── Collected data

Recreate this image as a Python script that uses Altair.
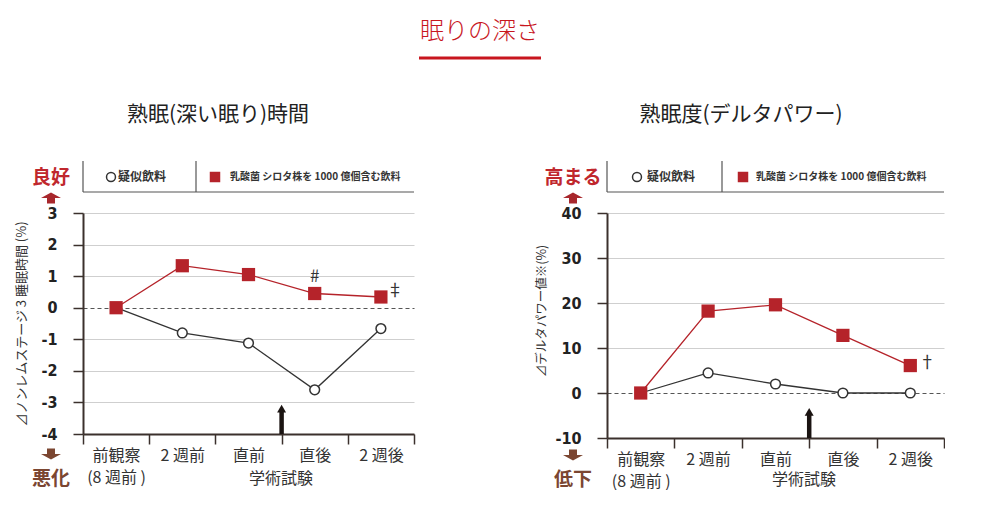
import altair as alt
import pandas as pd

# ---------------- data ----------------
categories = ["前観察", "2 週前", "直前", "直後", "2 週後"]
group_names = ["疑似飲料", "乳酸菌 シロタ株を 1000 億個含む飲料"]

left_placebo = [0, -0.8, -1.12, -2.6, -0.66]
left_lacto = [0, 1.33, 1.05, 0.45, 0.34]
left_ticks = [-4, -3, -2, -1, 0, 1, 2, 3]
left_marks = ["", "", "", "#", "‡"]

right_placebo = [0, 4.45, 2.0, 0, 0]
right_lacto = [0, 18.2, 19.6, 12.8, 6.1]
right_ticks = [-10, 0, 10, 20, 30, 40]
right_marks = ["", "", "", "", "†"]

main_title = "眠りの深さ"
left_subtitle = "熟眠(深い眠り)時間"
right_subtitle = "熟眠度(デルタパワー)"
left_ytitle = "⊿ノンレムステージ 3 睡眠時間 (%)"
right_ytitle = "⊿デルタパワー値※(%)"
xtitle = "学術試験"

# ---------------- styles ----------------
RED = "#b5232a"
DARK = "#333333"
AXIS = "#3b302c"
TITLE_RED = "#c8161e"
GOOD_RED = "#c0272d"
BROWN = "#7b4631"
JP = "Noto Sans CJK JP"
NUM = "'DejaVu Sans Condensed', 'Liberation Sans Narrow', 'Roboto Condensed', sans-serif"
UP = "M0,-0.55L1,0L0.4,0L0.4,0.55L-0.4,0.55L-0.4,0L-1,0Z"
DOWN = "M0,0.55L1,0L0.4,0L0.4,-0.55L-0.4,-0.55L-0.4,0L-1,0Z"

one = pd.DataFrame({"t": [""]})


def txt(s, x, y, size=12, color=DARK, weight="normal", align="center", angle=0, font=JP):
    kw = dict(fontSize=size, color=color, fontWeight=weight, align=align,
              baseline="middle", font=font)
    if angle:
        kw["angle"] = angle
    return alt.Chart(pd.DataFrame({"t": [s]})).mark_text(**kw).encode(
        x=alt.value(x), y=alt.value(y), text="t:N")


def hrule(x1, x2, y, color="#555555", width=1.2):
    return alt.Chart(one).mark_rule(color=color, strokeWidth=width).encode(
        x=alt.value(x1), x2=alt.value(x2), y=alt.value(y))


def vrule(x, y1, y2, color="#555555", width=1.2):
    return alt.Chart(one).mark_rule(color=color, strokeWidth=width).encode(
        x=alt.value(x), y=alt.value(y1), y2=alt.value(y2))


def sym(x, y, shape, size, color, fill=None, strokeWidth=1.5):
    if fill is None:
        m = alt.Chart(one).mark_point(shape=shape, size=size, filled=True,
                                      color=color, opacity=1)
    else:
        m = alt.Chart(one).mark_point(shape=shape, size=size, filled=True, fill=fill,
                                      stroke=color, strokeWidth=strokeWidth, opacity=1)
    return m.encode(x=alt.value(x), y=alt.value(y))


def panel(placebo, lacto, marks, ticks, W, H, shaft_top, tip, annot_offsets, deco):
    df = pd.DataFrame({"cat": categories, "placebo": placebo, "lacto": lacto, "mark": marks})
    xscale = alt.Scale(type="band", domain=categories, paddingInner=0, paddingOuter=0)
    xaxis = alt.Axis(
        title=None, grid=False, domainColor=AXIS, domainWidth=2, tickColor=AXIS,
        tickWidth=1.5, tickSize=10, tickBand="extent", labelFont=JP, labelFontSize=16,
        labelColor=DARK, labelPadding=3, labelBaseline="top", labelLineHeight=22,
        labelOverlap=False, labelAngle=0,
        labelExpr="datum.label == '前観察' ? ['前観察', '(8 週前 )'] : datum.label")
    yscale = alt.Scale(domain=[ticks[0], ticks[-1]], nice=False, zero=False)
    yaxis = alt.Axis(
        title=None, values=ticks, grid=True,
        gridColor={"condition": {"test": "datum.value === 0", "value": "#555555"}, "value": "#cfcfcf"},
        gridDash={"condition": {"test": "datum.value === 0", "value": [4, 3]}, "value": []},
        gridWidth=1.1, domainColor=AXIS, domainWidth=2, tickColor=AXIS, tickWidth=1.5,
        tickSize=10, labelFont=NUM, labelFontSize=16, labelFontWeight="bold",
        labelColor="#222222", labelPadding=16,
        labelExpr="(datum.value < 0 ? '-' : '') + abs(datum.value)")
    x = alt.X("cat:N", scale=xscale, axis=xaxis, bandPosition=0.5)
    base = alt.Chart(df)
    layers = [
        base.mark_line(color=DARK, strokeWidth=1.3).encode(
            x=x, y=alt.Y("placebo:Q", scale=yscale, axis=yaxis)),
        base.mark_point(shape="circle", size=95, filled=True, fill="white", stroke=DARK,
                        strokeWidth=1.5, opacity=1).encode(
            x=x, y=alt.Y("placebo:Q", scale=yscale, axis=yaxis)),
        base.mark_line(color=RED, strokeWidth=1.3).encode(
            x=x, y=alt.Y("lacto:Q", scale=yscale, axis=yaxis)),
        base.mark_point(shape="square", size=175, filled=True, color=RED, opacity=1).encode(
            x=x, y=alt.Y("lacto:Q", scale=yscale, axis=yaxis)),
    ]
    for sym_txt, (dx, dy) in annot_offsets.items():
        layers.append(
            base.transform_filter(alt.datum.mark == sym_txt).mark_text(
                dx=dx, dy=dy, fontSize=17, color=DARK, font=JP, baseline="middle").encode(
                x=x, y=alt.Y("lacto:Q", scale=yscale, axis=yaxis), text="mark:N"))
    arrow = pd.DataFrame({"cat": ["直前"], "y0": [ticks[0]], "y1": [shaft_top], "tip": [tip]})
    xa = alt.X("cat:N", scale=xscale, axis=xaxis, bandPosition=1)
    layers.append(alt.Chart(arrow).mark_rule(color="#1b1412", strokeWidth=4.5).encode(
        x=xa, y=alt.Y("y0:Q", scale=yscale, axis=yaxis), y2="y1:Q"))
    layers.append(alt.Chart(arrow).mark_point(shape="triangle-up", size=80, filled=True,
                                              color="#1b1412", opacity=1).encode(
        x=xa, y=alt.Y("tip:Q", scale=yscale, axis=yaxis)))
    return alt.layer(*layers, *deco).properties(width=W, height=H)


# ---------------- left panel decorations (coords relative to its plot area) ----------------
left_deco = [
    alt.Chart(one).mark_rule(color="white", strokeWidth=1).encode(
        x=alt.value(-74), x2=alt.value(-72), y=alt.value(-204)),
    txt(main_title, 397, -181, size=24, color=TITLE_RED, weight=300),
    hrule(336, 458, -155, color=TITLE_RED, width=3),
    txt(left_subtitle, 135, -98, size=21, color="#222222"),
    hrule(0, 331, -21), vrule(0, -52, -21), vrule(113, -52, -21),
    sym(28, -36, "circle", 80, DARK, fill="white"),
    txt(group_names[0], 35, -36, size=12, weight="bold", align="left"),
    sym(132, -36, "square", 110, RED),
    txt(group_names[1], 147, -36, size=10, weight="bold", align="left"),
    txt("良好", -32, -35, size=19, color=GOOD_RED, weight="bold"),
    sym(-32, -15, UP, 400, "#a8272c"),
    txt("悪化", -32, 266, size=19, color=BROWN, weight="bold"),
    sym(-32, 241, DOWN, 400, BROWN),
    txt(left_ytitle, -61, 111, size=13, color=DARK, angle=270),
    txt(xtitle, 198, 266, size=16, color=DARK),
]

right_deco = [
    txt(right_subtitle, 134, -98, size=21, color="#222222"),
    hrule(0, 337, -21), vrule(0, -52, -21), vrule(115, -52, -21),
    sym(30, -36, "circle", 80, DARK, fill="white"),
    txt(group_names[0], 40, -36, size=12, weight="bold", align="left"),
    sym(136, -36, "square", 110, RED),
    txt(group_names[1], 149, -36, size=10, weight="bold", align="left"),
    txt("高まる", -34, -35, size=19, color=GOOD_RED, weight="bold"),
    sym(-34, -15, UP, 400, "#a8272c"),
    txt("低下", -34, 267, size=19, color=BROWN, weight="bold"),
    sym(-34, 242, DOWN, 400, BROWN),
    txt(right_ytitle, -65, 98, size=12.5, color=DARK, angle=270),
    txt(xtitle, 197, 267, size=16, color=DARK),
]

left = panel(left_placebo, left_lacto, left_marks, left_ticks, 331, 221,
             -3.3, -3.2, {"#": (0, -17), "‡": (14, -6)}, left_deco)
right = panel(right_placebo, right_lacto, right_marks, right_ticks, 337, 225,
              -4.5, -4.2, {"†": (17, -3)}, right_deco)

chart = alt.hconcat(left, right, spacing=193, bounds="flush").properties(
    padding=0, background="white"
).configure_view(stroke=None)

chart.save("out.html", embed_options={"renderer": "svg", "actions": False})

────

Set problem —
Print the data above verbatim from the first line through the line holding "return m.encode(x=alt.value(x), y=alt.value(y))", leaving every picture out.

Result —
Recreate this image as a Python script that uses Altair.
import altair as alt
import pandas as pd

# ---------------- data ----------------
categories = ["前観察", "2 週前", "直前", "直後", "2 週後"]
group_names = ["疑似飲料", "乳酸菌 シロタ株を 1000 億個含む飲料"]

left_placebo = [0, -0.8, -1.12, -2.6, -0.66]
left_lacto = [0, 1.33, 1.05, 0.45, 0.34]
left_ticks = [-4, -3, -2, -1, 0, 1, 2, 3]
left_marks = ["", "", "", "#", "‡"]

right_placebo = [0, 4.45, 2.0, 0, 0]
right_lacto = [0, 18.2, 19.6, 12.8, 6.1]
right_ticks = [-10, 0, 10, 20, 30, 40]
right_marks = ["", "", "", "", "†"]

main_title = "眠りの深さ"
left_subtitle = "熟眠(深い眠り)時間"
right_subtitle = "熟眠度(デルタパワー)"
left_ytitle = "⊿ノンレムステージ 3 睡眠時間 (%)"
right_ytitle = "⊿デルタパワー値※(%)"
xtitle = "学術試験"

# ---------------- styles ----------------
RED = "#b5232a"
DARK = "#333333"
AXIS = "#3b302c"
TITLE_RED = "#c8161e"
GOOD_RED = "#c0272d"
BROWN = "#7b4631"
JP = "Noto Sans CJK JP"
NUM = "'DejaVu Sans Condensed', 'Liberation Sans Narrow', 'Roboto Condensed', sans-serif"
UP = "M0,-0.55L1,0L0.4,0L0.4,0.55L-0.4,0.55L-0.4,0L-1,0Z"
DOWN = "M0,0.55L1,0L0.4,0L0.4,-0.55L-0.4,-0.55L-0.4,0L-1,0Z"

one = pd.DataFrame({"t": [""]})


def txt(s, x, y, size=12, color=DARK, weight="normal", align="center", angle=0, font=JP):
    kw = dict(fontSize=size, color=color, fontWeight=weight, align=align,
              baseline="middle", font=font)
    if angle:
        kw["angle"] = angle
    return alt.Chart(pd.DataFrame({"t": [s]})).mark_text(**kw).encode(
        x=alt.value(x), y=alt.value(y), text="t:N")


def hrule(x1, x2, y, color="#555555", width=1.2):
    return alt.Chart(one).mark_rule(color=color, strokeWidth=width).encode(
        x=alt.value(x1), x2=alt.value(x2), y=alt.value(y))


def vrule(x, y1, y2, color="#555555", width=1.2):
    return alt.Chart(one).mark_rule(color=color, strokeWidth=width).encode(
        x=alt.value(x), y=alt.value(y1), y2=alt.value(y2))


def sym(x, y, shape, size, color, fill=None, strokeWidth=1.5):
    if fill is None:
        m = alt.Chart(one).mark_point(shape=shape, size=size, filled=True,
                                      color=color, opacity=1)
    else:
        m = alt.Chart(one).mark_point(shape=shape, size=size, filled=True, fill=fill,
                                      stroke=color, strokeWidth=strokeWidth, opacity=1)
    return m.encode(x=alt.value(x), y=alt.value(y))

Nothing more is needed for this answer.